Gillette pain, Fortnite glory and Boris Johnson’s incoherent Brexit tour
Planet Business: A week in which things went quite well for Apple, at least
Brexit stand-off: UK prime minister Boris Johnson meets some new friends on a farm near Newport, Wales. Photograph: Adrian Dennis/Getty Images
Image of the week: Brexit chicken
The itinerary for Boris Johnson’s boo-tastic tour of the parts of the UK that really don’t like him was a busy one. When he wasn’t shaking hands with a weary Nicola Sturgeon, having a private meeting with Arlene Foster or wearing a jacket handily tagged “prime minister”, Johnson was hanging out on Shervington Farm in Newport, south Wales.
Eschewing the traditional sheep farm picture, Johnson instead posed with cabinet colleagues Michael Gove, Jacob Rees-Mogg, Dominic Raab. sorry, no, these are some chickens. It’s another brave picture choice, given the spectre of chlorinated chicken imported from the US has become symbolic of post-Brexit trade pain, while these particular chickens are at risk of being saddled with tariffs.
All in all, it’s been another stunningly incoherent week, with Johnson declaring the odds of no deal as being a million to one against, even as Gove insisted the UK government was now working on the assumption of no deal. Put the chickens in charge?
In numbers: Rough shave
$8 billion Writedown taken by consumer goods company Procter & Gamble on its shaving brand Gillette due to currency fluctuations, competition and a shrinking market.
11 In 11 out of the last 12 quarters, net sales have declined for P&G’s grooming business, which includes Gillette, in part because men are simply shaving less often.
$57 billion Sum that P&G paid in 2005 for the Gillette brand, which is 118 years old. Over the past decade, there’s been a rash of new market entrants disrupting the business of razors.

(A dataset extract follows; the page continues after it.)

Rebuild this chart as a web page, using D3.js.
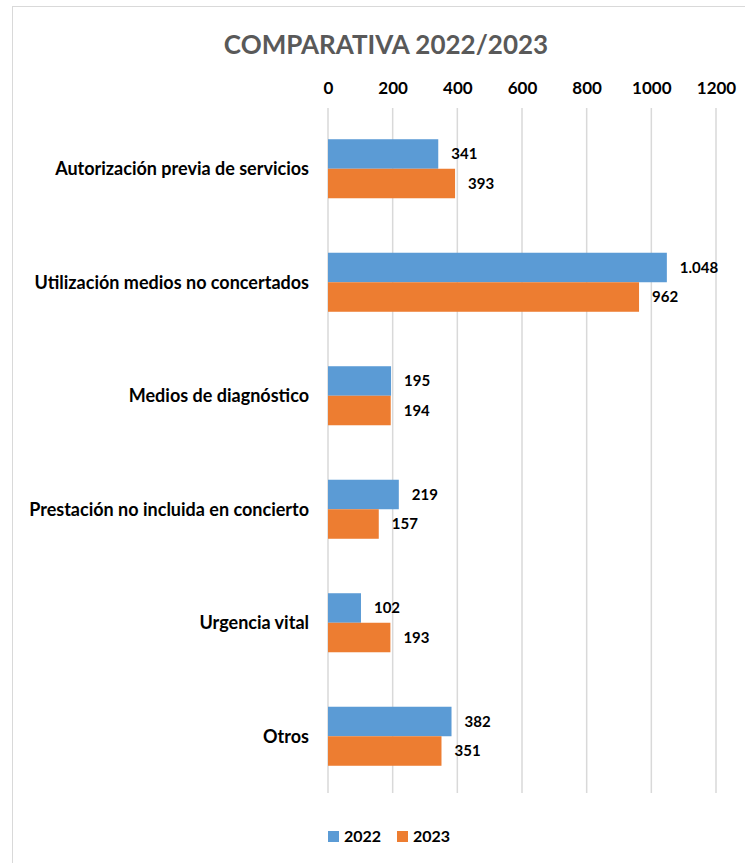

Getting to know: Kyle Giersdorf
Kyle Giersdorf, aka Bugha, is the 16-year-old American who has just won the World Cup – the Fortnite World Cup. This might seem a niche endeavour were it not for the fact that his game efforts have been rewarded with a record-breaking e-sports prize of $3 million (€2.7 million), though he says all he wants is “a new desk and maybe a desk for my trophy”.
Some 40 million players tried to qualify for the 100-player strong finals, which were held at the Arthur Ashe Stadium in Flushing Meadow, New York. The venue is best known for staging the US Open tennis major every autumn (where the singles’ champions win $3.85 million for their trouble), but for now it’s game, set, match and $3 million to Mr Giersdorf.
The list: Apple takeaways
Apple’s quarterly earnings beat investors’ expectations on Tuesday, but what exactly did Apple-watchers learn from what the company said?
1. Phone issues The iPhone represented less than half of the tech giant’s revenues in the second quarter, with sales down 12 per cent.
2. Wearables are in fashion Revenues from wearables like Apple Watch and other accessories like AirPods increased almost 50 per cent as the company’s diversification mission continued.
3. China wasn’t terrible After a bit of a plunge earlier this year, there was a more modest dip in Apple’s Chinese sales this time.
4. Services shine Revenue rose almost 13 per cent for services like Apple Pay, iCloud and Apple Music, though analysts pointed to potential for higher growth.
5. Credit card collab Chief executive Tim Cook said the Apple Card, its venture with Goldman Sachs, will launch imminently.